I met Buddy at the pound and it was clear he had been abused by his previous owner. When he was still new to the family he would cower and shrink after any sudden movement or if you raised your hand above your head. He didn’t bark for a few months and we thought he might be mute because he would open his mouth and do everything that dogs do when they bark except make noise. Buddy got over whatever trauma he had pretty quickly, but remained suspicious of people he didn’t see regularly. He was a happy dog and smiled a lot. He was bashful when defecating and embarrassed when being bathed. He loved water like all Labradors, but only if it was his choice to get wet. He waited until the family sat down to dinner to eat from his bowl. He could open doors with handles and knew how to unlock the sliding glass door for me with his nose when I came home from school. He lived life under the adage it is easier to ask forgiveness than ask permission. He was the freest dog in the neighborhood and often took advantage of other dogs' subjugation to chains to steal their toys and bones. He displayed his discipline and loyalty by accepting and carrying out orders issued within the walls of the home and his freedom by disobeying every command once outside. Buddy was a good dog and he had a helluva run.

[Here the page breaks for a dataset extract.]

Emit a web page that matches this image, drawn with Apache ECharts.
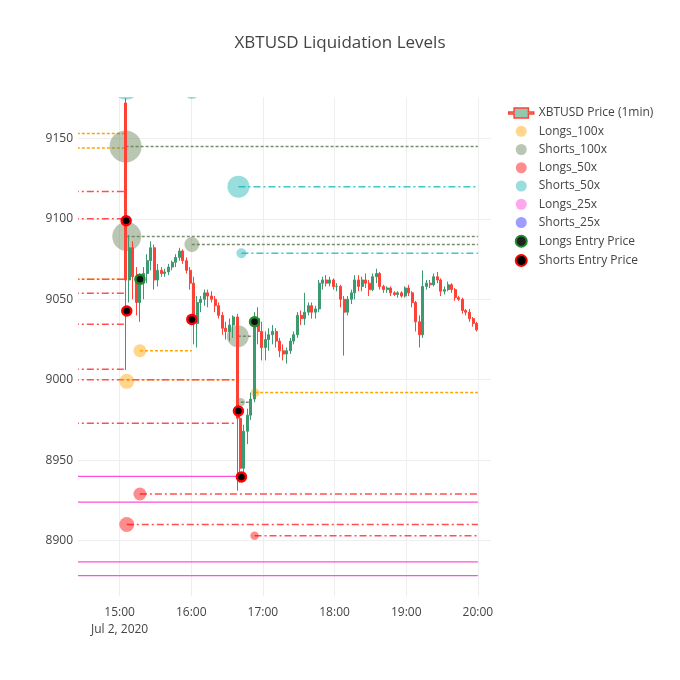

Buddy lived most of his life in the country where he could barnstorm, sit in the stream, chase cats, herd loose goats, swim in the pond, go where he wanted, kill chickens and scare children. I could write volumes about Buddy, his exploits and the joy he brought, but all the layperson really needs to know is this: Buddy gave 15 years of unconditional love to anyone who patted him on the head and that’s more than most people are willing to give and for far less in return.